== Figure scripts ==
------------------------

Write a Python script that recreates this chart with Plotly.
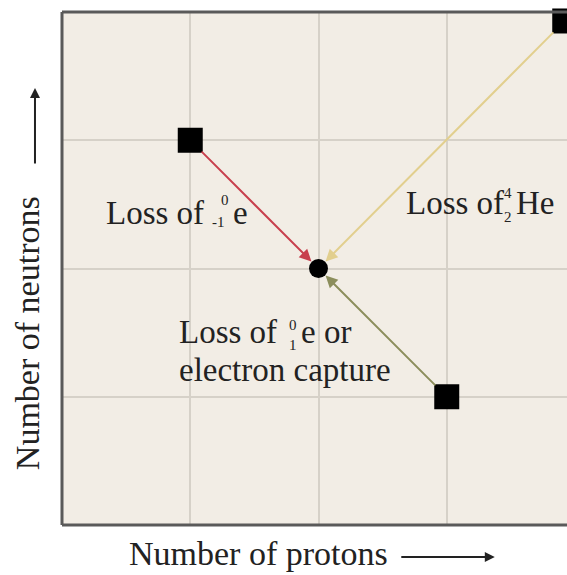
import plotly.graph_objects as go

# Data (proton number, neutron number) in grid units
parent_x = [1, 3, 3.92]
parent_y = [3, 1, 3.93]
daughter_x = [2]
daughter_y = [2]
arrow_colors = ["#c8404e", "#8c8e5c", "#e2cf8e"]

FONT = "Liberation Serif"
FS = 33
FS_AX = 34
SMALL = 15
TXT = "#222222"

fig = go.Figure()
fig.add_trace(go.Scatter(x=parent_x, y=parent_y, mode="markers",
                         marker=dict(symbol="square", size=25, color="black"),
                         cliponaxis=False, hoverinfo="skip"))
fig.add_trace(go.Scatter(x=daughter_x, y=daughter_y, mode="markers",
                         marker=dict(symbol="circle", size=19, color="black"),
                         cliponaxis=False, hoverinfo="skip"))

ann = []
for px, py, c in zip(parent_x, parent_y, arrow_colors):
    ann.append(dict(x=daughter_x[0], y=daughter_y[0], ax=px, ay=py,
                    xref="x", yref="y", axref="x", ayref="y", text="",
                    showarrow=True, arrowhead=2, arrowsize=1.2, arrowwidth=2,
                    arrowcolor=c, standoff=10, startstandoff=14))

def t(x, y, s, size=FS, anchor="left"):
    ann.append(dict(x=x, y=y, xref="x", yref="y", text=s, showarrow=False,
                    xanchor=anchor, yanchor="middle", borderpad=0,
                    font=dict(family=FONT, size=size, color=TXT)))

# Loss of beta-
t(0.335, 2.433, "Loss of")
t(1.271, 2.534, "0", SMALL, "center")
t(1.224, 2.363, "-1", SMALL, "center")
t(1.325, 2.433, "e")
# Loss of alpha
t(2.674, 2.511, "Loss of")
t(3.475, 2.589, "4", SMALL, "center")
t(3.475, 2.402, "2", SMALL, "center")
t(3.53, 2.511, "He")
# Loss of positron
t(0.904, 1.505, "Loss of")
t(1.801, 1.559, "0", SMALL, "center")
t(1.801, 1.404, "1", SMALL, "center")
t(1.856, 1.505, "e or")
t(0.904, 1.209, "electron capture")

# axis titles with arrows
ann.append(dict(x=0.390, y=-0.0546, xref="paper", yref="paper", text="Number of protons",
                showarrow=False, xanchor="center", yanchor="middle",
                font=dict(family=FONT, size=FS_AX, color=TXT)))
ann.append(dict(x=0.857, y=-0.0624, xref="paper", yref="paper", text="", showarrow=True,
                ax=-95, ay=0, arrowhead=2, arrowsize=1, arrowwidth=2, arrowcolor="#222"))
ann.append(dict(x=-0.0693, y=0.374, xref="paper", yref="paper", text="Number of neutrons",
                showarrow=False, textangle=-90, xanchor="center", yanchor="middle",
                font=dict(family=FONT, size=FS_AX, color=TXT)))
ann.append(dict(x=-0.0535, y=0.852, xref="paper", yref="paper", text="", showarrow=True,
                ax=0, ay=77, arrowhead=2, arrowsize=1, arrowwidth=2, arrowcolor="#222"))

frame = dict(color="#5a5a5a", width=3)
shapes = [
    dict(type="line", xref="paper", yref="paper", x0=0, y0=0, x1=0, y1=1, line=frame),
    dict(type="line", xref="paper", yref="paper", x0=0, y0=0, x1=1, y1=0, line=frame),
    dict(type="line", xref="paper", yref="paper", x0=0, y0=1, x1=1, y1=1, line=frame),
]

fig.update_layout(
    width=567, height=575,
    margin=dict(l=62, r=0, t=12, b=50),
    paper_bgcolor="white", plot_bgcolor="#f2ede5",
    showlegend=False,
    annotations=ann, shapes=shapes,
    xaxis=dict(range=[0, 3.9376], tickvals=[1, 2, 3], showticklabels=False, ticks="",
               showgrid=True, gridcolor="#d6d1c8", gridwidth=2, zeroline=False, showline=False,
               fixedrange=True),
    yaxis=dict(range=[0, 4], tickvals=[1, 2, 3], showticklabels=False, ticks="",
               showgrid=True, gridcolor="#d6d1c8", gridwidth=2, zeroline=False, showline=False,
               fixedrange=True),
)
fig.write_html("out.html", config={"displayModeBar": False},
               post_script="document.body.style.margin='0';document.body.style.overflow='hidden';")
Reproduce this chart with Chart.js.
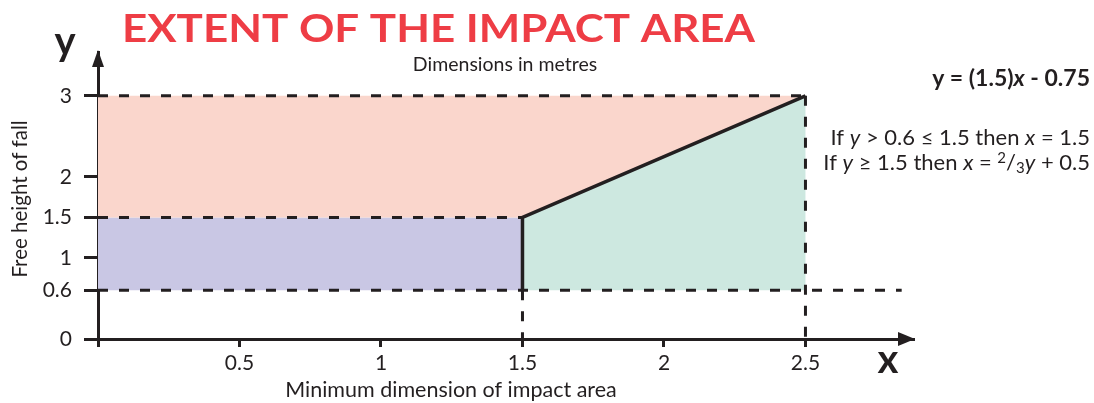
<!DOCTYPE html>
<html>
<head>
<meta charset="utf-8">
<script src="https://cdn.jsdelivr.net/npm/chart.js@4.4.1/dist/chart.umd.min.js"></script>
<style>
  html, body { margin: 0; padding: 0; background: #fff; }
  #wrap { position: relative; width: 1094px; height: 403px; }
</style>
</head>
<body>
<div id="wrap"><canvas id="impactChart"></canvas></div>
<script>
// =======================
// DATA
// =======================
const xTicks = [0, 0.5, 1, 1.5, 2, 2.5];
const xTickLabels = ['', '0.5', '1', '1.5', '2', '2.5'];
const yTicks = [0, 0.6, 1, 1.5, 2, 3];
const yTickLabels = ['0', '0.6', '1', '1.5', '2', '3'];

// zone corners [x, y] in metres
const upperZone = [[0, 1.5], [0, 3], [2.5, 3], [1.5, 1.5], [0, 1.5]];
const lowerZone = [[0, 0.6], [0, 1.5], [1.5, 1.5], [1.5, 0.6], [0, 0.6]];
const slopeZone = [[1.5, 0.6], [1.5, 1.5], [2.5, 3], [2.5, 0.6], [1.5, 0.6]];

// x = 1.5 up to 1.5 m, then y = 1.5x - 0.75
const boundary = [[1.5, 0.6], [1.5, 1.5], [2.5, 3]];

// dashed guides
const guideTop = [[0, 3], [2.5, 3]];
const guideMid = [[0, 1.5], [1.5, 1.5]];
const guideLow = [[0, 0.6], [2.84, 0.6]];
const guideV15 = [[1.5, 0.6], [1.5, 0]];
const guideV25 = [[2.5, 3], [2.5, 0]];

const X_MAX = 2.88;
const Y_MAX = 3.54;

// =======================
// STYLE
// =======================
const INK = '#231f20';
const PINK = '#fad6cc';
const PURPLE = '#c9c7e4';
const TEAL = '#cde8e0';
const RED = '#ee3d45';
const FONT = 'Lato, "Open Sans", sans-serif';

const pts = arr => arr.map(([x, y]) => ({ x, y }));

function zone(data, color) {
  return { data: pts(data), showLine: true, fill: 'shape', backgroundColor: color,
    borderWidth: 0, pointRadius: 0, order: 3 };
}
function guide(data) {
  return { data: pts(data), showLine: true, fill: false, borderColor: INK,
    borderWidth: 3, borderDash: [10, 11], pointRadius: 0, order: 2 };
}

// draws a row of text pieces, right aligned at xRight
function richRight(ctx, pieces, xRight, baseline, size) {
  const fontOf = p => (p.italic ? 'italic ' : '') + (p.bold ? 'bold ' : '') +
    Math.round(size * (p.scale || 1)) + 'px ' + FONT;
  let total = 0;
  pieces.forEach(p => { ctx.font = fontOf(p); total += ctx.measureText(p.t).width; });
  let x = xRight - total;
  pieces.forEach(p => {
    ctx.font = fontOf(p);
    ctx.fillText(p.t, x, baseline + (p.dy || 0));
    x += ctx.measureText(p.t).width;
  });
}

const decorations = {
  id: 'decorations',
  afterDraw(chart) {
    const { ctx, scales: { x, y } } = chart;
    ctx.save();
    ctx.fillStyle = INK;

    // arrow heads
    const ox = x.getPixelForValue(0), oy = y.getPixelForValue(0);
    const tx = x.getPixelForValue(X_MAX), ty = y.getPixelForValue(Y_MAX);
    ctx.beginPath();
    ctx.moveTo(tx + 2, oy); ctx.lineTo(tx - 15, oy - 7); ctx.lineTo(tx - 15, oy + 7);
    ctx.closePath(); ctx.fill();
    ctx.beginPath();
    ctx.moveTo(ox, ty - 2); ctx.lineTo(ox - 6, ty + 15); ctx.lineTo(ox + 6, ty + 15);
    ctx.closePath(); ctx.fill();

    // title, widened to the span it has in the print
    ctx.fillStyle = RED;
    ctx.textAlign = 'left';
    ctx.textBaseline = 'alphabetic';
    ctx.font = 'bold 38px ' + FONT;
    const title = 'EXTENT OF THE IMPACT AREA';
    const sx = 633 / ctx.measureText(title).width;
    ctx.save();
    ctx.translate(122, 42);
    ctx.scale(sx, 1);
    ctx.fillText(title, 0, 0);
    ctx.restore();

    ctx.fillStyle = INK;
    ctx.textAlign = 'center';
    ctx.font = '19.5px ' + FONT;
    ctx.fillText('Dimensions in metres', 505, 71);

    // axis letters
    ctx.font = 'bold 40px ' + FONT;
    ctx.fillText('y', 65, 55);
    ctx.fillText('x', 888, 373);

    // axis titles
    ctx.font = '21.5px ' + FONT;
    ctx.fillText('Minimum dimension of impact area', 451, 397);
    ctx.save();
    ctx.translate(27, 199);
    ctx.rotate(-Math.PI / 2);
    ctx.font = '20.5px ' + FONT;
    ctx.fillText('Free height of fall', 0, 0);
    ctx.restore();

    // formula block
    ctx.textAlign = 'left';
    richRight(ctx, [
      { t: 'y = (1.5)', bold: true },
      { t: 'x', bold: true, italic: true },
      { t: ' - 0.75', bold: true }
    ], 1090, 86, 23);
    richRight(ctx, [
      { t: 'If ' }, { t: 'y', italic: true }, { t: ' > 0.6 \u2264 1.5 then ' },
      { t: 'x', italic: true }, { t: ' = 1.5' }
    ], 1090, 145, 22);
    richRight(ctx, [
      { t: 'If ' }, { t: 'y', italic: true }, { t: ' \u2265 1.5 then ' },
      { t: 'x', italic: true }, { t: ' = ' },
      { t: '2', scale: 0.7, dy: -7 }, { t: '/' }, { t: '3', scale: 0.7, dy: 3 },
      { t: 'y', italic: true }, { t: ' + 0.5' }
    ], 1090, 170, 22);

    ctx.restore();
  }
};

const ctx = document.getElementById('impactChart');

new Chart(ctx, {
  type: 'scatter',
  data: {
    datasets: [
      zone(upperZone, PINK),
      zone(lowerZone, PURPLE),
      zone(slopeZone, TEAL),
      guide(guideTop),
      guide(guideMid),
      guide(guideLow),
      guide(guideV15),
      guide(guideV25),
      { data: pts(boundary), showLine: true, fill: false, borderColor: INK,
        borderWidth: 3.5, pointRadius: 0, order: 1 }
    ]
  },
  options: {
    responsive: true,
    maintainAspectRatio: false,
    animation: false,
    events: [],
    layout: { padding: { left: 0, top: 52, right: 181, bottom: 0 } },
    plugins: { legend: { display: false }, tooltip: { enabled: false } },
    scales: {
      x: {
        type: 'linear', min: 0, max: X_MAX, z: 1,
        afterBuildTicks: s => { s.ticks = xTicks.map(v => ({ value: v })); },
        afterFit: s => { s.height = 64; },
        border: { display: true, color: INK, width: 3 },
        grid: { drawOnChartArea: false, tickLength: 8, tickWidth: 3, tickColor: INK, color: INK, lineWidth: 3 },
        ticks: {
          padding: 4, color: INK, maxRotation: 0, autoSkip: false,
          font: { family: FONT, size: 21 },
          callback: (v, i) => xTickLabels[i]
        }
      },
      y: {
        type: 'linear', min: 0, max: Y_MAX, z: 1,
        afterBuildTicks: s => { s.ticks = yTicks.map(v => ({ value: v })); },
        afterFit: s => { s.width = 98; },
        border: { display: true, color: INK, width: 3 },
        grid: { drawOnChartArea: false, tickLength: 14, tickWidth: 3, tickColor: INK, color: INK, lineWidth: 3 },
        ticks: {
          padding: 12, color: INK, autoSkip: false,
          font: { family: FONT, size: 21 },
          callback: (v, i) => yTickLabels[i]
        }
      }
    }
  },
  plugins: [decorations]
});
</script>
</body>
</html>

------------------------

== Your instructions ==
The lines from the top of the data above through the one holding "arrowcolor=c, standoff=10, startstandoff=14))" are to be repeated exactly, and only those, with no pictures.

== Output for this exercise ==
Write a Python script that recreates this chart with Plotly.
import plotly.graph_objects as go

# Data (proton number, neutron number) in grid units
parent_x = [1, 3, 3.92]
parent_y = [3, 1, 3.93]
daughter_x = [2]
daughter_y = [2]
arrow_colors = ["#c8404e", "#8c8e5c", "#e2cf8e"]

FONT = "Liberation Serif"
FS = 33
FS_AX = 34
SMALL = 15
TXT = "#222222"

fig = go.Figure()
fig.add_trace(go.Scatter(x=parent_x, y=parent_y, mode="markers",
                         marker=dict(symbol="square", size=25, color="black"),
                         cliponaxis=False, hoverinfo="skip"))
fig.add_trace(go.Scatter(x=daughter_x, y=daughter_y, mode="markers",
                         marker=dict(symbol="circle", size=19, color="black"),
                         cliponaxis=False, hoverinfo="skip"))

ann = []
for px, py, c in zip(parent_x, parent_y, arrow_colors):
    ann.append(dict(x=daughter_x[0], y=daughter_y[0], ax=px, ay=py,
                    xref="x", yref="y", axref="x", ayref="y", text="",
                    showarrow=True, arrowhead=2, arrowsize=1.2, arrowwidth=2,
                    arrowcolor=c, standoff=10, startstandoff=14))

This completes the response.